● **WHAT IS EXPECTED**: Write out, word for word, every line from the first one through the line that holds "const bottom = height - margin.bottom;", and nothing else; skip the pictures.

Plotting code records:
"""
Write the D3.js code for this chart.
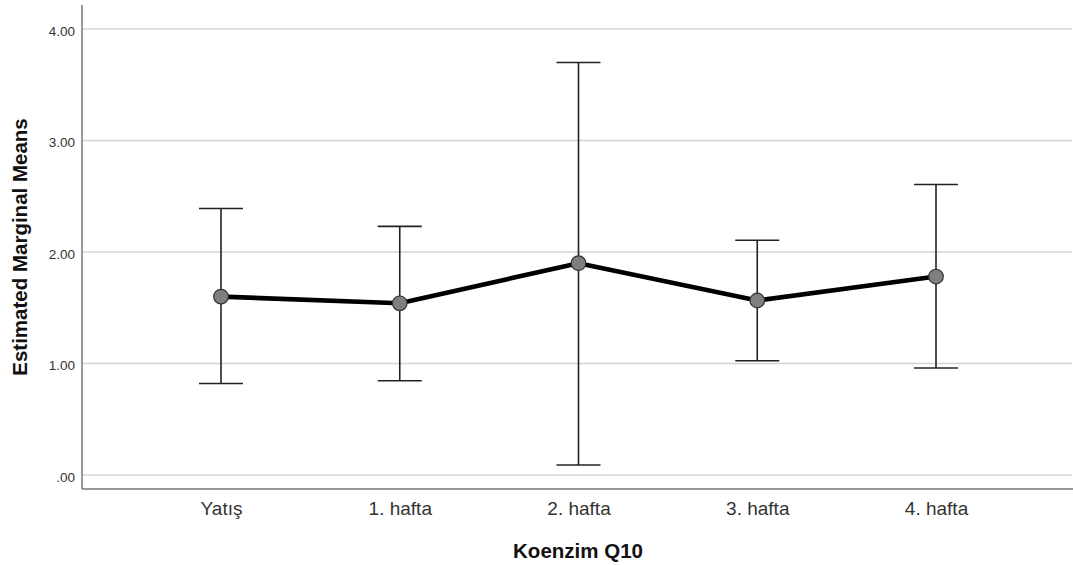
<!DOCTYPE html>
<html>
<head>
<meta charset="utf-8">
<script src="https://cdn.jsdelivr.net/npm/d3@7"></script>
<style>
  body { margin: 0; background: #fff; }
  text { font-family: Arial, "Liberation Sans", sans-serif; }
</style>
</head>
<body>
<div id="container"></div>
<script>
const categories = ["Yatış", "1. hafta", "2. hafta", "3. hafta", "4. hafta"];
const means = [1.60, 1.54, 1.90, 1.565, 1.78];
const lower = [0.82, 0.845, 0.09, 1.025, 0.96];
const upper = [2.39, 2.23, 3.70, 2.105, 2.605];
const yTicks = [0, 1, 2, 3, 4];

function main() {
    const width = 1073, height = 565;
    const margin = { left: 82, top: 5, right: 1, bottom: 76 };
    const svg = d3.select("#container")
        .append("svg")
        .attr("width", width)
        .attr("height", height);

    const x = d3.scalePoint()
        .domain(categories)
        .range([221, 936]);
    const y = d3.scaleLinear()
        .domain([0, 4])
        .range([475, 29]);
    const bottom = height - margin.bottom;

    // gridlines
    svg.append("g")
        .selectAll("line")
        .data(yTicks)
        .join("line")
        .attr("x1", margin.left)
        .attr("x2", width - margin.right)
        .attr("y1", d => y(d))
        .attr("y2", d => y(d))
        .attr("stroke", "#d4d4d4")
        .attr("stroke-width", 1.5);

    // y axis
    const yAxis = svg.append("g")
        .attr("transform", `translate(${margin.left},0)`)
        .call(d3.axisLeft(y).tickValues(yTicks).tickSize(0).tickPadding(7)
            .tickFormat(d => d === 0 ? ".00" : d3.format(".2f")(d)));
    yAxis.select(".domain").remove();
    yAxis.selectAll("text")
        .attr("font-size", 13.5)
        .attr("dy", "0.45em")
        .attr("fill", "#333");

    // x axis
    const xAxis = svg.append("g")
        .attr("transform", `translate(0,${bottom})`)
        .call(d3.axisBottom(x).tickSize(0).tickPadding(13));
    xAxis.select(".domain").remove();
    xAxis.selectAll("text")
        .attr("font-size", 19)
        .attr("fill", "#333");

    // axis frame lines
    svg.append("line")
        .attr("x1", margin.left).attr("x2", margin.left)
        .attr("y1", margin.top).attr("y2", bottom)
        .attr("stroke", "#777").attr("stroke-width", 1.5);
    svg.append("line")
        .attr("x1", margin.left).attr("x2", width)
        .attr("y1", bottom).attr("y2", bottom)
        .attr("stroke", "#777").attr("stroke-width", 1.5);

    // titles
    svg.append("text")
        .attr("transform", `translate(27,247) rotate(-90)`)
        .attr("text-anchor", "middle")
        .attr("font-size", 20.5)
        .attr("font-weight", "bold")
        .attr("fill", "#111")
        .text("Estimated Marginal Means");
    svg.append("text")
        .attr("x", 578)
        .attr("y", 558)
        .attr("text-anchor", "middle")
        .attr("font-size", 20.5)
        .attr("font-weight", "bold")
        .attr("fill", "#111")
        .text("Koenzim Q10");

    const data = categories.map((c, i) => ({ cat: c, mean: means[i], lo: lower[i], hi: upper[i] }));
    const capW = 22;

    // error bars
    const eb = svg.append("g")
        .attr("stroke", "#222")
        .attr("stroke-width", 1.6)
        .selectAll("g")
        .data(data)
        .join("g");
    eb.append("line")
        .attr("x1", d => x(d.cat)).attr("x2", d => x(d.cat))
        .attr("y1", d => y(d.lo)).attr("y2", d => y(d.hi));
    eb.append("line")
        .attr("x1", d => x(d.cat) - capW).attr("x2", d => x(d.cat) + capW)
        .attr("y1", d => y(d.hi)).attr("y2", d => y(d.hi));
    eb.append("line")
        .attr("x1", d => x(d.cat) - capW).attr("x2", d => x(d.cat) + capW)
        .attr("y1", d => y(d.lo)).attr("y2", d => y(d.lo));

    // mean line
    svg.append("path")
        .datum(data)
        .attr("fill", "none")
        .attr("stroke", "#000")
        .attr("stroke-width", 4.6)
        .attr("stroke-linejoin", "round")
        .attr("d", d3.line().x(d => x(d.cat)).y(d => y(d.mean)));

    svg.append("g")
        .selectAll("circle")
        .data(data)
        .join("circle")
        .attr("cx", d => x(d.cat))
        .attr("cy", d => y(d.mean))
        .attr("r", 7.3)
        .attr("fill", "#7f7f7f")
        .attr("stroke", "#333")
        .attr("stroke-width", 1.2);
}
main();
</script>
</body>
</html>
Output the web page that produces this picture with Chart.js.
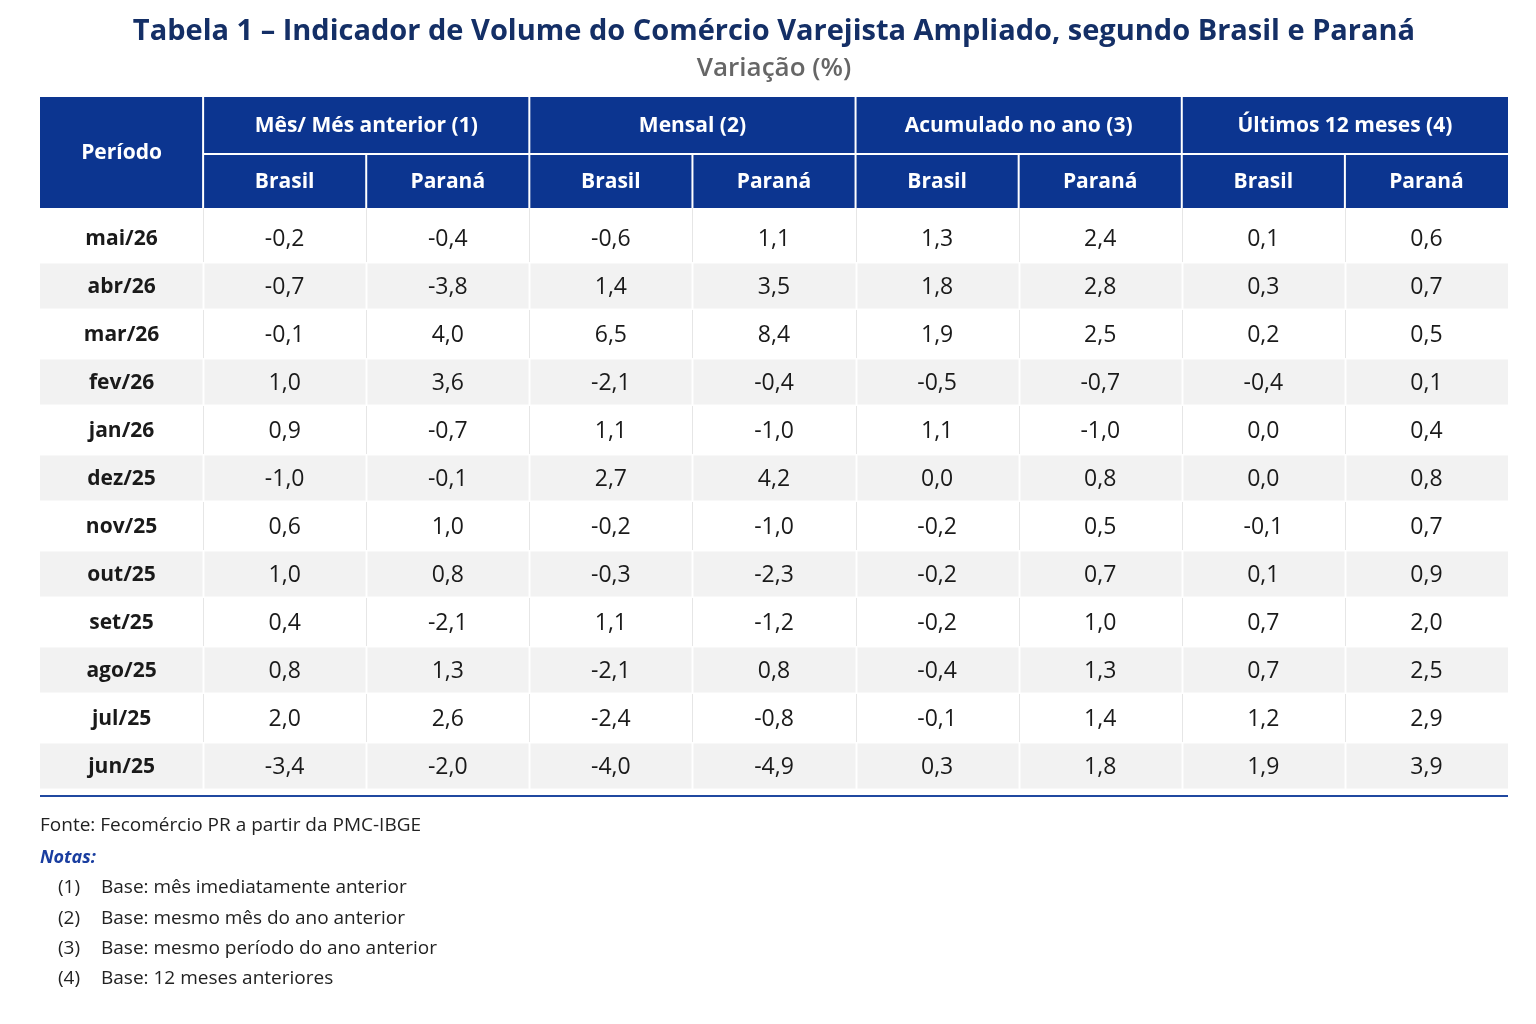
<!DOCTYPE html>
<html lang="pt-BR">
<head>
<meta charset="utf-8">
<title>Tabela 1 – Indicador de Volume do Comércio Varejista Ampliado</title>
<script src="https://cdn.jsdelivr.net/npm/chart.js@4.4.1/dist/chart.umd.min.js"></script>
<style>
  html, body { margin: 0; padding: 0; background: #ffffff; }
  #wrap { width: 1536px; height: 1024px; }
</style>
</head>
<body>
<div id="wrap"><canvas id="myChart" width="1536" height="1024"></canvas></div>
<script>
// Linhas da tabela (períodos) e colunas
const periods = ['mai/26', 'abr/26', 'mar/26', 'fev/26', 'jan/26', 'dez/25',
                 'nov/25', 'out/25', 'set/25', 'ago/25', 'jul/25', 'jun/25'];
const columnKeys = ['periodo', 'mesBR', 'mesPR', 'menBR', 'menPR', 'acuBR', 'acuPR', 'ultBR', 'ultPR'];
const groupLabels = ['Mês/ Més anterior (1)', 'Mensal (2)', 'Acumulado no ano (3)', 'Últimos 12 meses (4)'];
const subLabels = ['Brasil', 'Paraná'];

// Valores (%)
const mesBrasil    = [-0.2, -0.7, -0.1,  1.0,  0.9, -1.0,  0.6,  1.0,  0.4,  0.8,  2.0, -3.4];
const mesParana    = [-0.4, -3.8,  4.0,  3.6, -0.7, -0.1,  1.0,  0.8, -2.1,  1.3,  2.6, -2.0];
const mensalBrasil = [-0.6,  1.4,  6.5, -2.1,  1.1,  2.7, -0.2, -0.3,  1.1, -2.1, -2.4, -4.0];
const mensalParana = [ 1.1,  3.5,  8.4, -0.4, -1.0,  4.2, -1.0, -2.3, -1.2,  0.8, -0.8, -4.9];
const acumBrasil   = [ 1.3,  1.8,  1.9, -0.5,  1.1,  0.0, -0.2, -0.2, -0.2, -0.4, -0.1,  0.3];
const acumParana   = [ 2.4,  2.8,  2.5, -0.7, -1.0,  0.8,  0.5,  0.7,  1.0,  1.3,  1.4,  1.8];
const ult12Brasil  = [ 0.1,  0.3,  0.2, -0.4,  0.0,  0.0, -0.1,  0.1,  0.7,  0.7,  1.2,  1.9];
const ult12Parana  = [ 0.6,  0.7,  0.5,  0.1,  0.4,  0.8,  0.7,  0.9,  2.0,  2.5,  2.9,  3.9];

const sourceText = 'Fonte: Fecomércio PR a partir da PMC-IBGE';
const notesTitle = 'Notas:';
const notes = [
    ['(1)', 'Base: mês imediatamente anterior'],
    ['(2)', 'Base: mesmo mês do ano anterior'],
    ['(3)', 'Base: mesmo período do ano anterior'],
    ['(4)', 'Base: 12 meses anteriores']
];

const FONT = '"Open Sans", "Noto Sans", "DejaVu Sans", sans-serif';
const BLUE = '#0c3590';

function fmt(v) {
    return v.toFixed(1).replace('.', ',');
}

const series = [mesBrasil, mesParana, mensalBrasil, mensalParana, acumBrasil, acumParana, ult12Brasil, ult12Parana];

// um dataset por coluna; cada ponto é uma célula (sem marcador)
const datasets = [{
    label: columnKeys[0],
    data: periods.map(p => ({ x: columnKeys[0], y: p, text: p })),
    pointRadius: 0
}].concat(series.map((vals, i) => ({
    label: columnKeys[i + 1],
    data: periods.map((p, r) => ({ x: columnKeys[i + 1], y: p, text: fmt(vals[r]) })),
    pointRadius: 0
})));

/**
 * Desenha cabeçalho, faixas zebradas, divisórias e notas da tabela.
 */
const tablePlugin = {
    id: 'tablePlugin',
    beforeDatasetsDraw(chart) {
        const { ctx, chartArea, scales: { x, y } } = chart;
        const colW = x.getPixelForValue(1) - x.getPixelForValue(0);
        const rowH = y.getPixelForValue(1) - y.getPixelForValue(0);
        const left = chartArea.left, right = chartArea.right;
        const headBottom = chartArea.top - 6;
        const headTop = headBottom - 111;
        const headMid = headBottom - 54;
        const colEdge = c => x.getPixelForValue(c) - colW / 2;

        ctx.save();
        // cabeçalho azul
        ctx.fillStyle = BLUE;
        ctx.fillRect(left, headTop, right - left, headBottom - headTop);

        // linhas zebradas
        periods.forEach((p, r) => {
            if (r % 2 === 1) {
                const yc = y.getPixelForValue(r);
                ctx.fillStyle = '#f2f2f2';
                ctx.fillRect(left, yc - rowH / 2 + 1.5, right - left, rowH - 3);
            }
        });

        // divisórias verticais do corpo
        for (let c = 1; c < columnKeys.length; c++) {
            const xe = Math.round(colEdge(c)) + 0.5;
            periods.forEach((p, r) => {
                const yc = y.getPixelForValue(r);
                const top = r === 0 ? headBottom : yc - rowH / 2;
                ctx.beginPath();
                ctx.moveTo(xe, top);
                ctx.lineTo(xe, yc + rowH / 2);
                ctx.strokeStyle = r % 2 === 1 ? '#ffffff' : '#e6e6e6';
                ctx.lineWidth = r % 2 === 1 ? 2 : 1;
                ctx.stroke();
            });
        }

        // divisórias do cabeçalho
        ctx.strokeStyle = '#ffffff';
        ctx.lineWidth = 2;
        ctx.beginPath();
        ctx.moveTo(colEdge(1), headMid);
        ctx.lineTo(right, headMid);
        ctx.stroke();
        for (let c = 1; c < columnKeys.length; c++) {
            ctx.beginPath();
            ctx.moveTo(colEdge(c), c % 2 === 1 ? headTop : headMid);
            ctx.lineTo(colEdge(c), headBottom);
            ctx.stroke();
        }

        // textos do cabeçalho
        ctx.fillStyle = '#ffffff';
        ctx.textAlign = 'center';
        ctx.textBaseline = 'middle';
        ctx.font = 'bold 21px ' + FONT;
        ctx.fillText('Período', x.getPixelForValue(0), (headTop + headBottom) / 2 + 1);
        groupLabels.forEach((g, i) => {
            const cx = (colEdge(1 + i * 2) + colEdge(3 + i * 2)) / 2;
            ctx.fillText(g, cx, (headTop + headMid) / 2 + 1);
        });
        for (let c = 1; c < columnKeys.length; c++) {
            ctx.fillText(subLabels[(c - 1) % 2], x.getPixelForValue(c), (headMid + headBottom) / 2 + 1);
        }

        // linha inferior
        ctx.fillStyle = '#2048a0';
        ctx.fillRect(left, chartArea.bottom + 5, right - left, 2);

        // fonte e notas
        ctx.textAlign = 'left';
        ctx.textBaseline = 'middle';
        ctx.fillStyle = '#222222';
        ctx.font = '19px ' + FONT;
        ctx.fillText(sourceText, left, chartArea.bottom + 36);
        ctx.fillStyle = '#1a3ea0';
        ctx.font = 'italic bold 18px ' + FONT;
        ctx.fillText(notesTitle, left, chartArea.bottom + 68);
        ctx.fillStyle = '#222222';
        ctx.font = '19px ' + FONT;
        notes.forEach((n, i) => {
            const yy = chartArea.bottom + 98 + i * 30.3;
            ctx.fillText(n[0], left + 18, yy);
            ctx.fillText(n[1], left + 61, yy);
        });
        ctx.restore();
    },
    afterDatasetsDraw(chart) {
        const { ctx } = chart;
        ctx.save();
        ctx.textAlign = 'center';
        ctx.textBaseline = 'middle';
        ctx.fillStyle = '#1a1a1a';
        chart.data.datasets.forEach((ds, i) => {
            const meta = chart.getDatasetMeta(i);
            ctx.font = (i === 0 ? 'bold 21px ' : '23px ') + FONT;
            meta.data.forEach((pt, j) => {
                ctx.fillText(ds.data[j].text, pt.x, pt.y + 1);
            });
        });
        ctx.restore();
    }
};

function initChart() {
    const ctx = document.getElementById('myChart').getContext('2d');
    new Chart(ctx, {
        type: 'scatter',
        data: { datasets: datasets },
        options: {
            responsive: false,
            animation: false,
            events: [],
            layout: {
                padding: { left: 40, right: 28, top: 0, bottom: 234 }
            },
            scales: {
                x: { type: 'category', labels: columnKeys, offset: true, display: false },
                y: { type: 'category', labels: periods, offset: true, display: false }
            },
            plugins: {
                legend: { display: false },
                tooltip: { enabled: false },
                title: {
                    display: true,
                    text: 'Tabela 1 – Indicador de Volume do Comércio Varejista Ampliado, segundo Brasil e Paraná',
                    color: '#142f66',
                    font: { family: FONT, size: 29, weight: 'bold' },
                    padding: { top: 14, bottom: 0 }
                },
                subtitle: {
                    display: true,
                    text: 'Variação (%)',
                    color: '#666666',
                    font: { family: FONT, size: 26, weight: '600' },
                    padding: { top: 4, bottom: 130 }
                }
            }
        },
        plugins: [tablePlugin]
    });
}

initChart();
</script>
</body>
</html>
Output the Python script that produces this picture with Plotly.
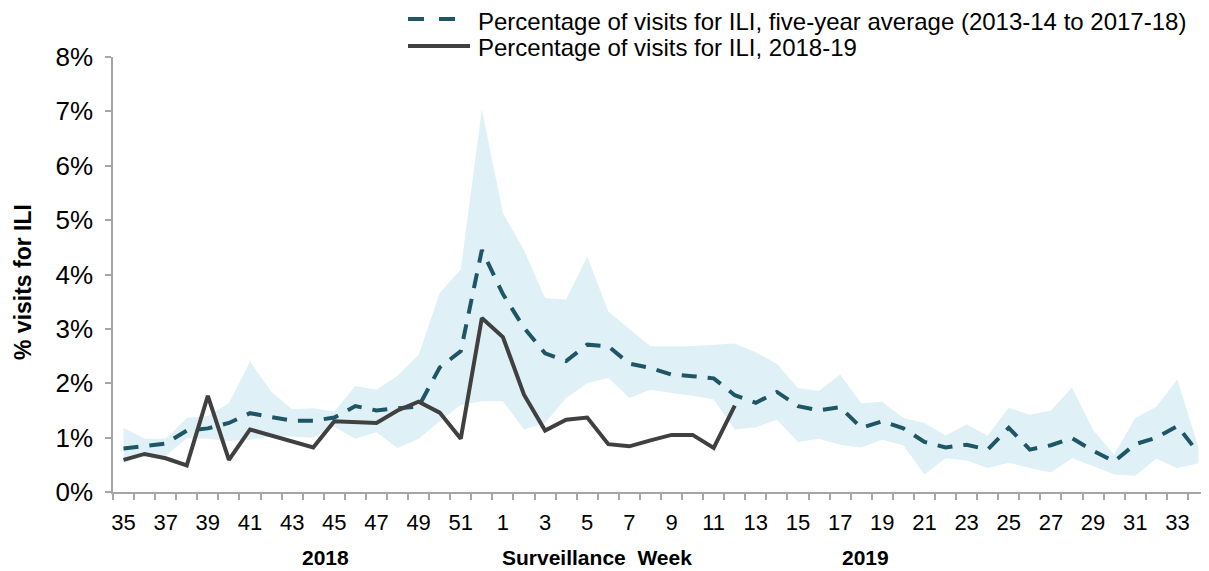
"""
● **SOLUTION FOR THIS PROBLEM**:
Write the D3.js code for this chart.
<!DOCTYPE html>
<html>
<head>
<meta charset="utf-8">
<script src="https://cdn.jsdelivr.net/npm/d3@7"></script>
<style>
  body { margin: 0; background: #fff; }
  text { font-family: Arial, "Liberation Sans", sans-serif; }
</style>
</head>
<body>
<div id="container"></div>
<script>
const categories = ["Yatış", "1. hafta", "2. hafta", "3. hafta", "4. hafta"];
const means = [1.60, 1.54, 1.90, 1.565, 1.78];
const lower = [0.82, 0.845, 0.09, 1.025, 0.96];
const upper = [2.39, 2.23, 3.70, 2.105, 2.605];
const yTicks = [0, 1, 2, 3, 4];

function main() {
    const width = 1073, height = 565;
    const margin = { left: 82, top: 5, right: 1, bottom: 76 };
    const svg = d3.select("#container")
        .append("svg")
        .attr("width", width)
        .attr("height", height);

    const x = d3.scalePoint()
        .domain(categories)
        .range([221, 936]);
    const y = d3.scaleLinear()
        .domain([0, 4])
        .range([475, 29]);
    const bottom = height - margin.bottom;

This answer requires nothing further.